Challenge: Take the lines from the one bearing "What TikZ code" to the one bearing "(root) at (615,48.5)", inclusive, and reproduce them exactly; include no other line.

(Entries with chart source code)

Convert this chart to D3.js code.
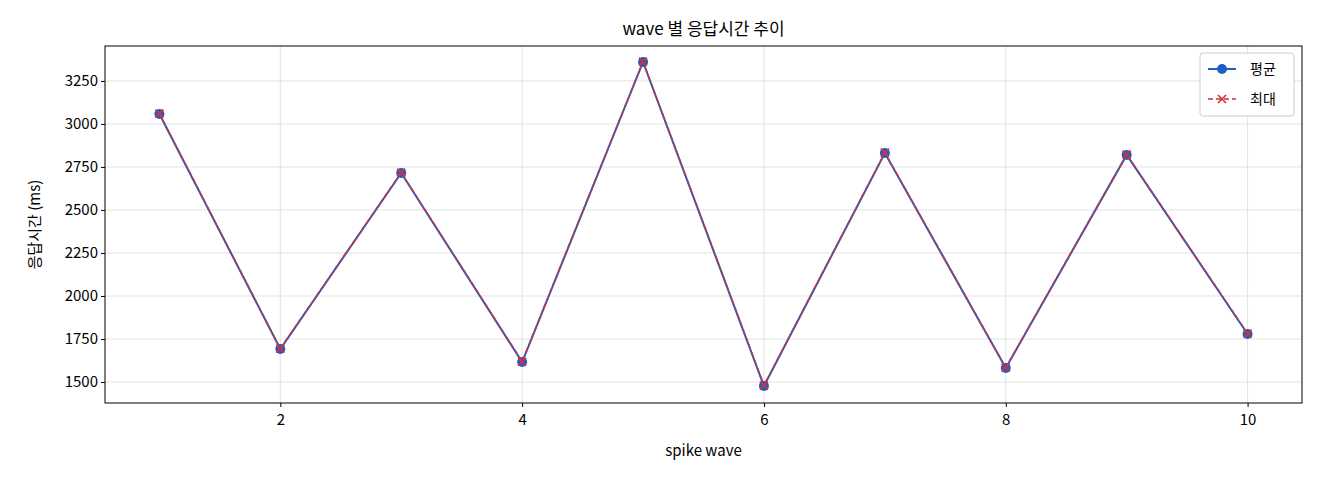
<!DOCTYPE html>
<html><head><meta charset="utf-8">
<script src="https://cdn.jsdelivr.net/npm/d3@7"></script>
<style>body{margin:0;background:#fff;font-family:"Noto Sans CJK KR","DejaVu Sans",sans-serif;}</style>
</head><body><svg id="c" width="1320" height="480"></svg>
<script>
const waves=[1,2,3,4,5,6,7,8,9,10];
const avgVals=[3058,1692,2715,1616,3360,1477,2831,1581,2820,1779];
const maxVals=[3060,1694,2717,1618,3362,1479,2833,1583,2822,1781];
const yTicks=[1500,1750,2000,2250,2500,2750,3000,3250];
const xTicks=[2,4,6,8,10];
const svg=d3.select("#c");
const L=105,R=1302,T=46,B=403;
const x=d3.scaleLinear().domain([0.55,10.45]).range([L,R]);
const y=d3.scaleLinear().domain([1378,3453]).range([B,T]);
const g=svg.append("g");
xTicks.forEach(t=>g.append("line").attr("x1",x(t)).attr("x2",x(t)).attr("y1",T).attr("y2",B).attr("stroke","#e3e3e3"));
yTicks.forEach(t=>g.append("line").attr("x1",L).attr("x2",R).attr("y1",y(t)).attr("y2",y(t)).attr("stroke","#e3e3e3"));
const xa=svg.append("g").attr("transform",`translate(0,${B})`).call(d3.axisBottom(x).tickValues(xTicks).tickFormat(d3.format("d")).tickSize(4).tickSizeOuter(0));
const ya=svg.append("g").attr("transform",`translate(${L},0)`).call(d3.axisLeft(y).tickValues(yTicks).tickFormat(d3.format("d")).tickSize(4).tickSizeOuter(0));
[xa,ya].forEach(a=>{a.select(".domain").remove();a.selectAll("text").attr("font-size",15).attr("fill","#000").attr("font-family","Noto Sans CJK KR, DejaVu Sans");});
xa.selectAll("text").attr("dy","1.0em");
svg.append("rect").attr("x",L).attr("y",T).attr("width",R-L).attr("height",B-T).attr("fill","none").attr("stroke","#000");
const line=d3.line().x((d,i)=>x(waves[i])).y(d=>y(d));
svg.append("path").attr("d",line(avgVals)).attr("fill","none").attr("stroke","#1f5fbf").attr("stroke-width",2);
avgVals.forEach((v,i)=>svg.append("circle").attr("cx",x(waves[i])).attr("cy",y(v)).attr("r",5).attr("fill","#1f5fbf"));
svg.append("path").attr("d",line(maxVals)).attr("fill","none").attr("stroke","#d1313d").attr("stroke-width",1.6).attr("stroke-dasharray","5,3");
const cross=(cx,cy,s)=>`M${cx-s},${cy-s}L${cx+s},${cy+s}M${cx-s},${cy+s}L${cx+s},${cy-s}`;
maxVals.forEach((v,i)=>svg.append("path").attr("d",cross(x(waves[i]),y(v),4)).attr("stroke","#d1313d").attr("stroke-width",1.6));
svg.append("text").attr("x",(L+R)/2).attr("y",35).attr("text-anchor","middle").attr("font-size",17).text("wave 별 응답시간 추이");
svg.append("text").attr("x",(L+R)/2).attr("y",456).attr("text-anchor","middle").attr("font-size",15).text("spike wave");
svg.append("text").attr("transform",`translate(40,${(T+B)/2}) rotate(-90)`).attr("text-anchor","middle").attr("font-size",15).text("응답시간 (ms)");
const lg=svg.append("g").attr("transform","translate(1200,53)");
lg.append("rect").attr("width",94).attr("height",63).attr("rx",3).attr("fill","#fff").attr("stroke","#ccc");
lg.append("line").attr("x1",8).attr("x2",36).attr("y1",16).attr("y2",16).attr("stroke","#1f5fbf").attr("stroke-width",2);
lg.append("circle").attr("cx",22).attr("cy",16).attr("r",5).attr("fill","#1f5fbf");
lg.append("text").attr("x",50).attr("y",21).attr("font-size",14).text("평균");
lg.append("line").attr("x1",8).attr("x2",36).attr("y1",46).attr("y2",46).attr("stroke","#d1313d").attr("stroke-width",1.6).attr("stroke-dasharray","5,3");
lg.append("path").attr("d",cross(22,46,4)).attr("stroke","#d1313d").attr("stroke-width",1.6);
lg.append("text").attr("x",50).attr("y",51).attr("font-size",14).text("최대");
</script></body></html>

---

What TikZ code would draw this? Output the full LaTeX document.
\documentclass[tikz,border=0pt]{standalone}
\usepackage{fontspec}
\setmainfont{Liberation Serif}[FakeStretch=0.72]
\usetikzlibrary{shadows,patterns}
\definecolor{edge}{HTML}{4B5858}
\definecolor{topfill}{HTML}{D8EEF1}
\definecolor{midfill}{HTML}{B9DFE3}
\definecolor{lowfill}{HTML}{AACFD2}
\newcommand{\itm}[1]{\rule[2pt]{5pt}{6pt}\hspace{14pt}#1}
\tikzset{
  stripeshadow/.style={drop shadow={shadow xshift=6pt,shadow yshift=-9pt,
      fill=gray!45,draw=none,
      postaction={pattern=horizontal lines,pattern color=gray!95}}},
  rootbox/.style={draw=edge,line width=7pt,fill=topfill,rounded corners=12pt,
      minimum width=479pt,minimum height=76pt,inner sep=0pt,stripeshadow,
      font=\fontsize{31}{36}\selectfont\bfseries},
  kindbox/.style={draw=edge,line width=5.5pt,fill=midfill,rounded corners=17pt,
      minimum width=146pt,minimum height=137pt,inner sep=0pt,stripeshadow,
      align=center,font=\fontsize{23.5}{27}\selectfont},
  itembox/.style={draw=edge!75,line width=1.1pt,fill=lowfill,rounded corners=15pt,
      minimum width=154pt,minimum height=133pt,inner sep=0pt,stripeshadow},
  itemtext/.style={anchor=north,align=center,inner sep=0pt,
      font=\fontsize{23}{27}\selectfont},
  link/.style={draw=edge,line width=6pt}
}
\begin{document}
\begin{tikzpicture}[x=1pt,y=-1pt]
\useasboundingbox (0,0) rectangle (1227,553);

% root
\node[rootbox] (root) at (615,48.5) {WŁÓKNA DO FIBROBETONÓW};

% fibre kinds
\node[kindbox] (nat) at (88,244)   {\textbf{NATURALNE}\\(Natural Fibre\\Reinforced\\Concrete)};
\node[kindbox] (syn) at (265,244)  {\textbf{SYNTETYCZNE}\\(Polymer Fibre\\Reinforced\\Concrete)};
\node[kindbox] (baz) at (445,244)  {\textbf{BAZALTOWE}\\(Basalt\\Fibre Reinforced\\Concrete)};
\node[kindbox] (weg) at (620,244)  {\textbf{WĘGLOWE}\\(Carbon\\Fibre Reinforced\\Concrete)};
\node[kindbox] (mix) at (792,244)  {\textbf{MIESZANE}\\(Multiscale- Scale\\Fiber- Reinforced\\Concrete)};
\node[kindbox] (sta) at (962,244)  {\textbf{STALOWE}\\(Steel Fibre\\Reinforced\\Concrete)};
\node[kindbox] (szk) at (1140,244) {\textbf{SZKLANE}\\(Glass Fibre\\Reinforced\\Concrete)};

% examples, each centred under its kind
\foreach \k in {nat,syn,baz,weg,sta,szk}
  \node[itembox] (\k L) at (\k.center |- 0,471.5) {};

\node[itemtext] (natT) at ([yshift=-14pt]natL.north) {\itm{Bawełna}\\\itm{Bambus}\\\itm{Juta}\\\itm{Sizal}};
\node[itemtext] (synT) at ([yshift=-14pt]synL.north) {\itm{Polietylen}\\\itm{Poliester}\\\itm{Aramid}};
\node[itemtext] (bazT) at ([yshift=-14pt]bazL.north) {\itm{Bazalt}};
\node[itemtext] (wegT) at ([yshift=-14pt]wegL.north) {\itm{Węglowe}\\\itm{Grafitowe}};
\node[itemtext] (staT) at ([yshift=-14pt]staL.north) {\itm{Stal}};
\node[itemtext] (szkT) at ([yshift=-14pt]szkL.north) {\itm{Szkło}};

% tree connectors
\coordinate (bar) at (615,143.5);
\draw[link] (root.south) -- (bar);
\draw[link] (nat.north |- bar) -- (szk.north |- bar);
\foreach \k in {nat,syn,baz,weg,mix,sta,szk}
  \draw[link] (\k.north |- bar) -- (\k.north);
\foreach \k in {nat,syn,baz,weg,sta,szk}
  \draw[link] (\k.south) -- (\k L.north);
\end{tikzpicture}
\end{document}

...

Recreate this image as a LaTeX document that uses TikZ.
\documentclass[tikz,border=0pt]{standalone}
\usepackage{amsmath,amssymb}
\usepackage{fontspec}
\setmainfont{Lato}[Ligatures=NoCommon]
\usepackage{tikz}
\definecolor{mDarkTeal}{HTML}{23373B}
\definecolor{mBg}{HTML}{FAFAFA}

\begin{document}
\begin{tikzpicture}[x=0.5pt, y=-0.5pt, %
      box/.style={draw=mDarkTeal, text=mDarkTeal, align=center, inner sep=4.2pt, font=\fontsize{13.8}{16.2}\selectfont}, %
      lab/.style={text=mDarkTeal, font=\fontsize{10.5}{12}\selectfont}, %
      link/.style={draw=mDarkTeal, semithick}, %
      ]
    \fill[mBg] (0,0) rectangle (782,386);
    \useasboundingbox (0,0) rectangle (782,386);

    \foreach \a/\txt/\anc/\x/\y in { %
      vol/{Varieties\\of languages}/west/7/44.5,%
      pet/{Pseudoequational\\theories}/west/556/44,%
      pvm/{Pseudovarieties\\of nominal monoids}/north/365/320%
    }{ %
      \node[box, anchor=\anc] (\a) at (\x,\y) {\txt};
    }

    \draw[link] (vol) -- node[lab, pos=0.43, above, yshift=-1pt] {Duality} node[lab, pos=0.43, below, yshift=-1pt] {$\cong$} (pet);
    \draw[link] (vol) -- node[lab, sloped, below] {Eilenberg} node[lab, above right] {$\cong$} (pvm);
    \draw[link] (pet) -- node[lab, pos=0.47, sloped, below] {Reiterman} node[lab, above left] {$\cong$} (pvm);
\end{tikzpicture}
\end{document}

Task response:
What TikZ code would draw this? Output the full LaTeX document.
\documentclass[tikz,border=0pt]{standalone}
\usepackage{fontspec}
\setmainfont{Liberation Serif}[FakeStretch=0.72]
\usetikzlibrary{shadows,patterns}
\definecolor{edge}{HTML}{4B5858}
\definecolor{topfill}{HTML}{D8EEF1}
\definecolor{midfill}{HTML}{B9DFE3}
\definecolor{lowfill}{HTML}{AACFD2}
\newcommand{\itm}[1]{\rule[2pt]{5pt}{6pt}\hspace{14pt}#1}
\tikzset{
  stripeshadow/.style={drop shadow={shadow xshift=6pt,shadow yshift=-9pt,
      fill=gray!45,draw=none,
      postaction={pattern=horizontal lines,pattern color=gray!95}}},
  rootbox/.style={draw=edge,line width=7pt,fill=topfill,rounded corners=12pt,
      minimum width=479pt,minimum height=76pt,inner sep=0pt,stripeshadow,
      font=\fontsize{31}{36}\selectfont\bfseries},
  kindbox/.style={draw=edge,line width=5.5pt,fill=midfill,rounded corners=17pt,
      minimum width=146pt,minimum height=137pt,inner sep=0pt,stripeshadow,
      align=center,font=\fontsize{23.5}{27}\selectfont},
  itembox/.style={draw=edge!75,line width=1.1pt,fill=lowfill,rounded corners=15pt,
      minimum width=154pt,minimum height=133pt,inner sep=0pt,stripeshadow},
  itemtext/.style={anchor=north,align=center,inner sep=0pt,
      font=\fontsize{23}{27}\selectfont},
  link/.style={draw=edge,line width=6pt}
}
\begin{document}
\begin{tikzpicture}[x=1pt,y=-1pt]
\useasboundingbox (0,0) rectangle (1227,553);

% root
\node[rootbox] (root) at (615,48.5) {WŁÓKNA DO FIBROBETONÓW};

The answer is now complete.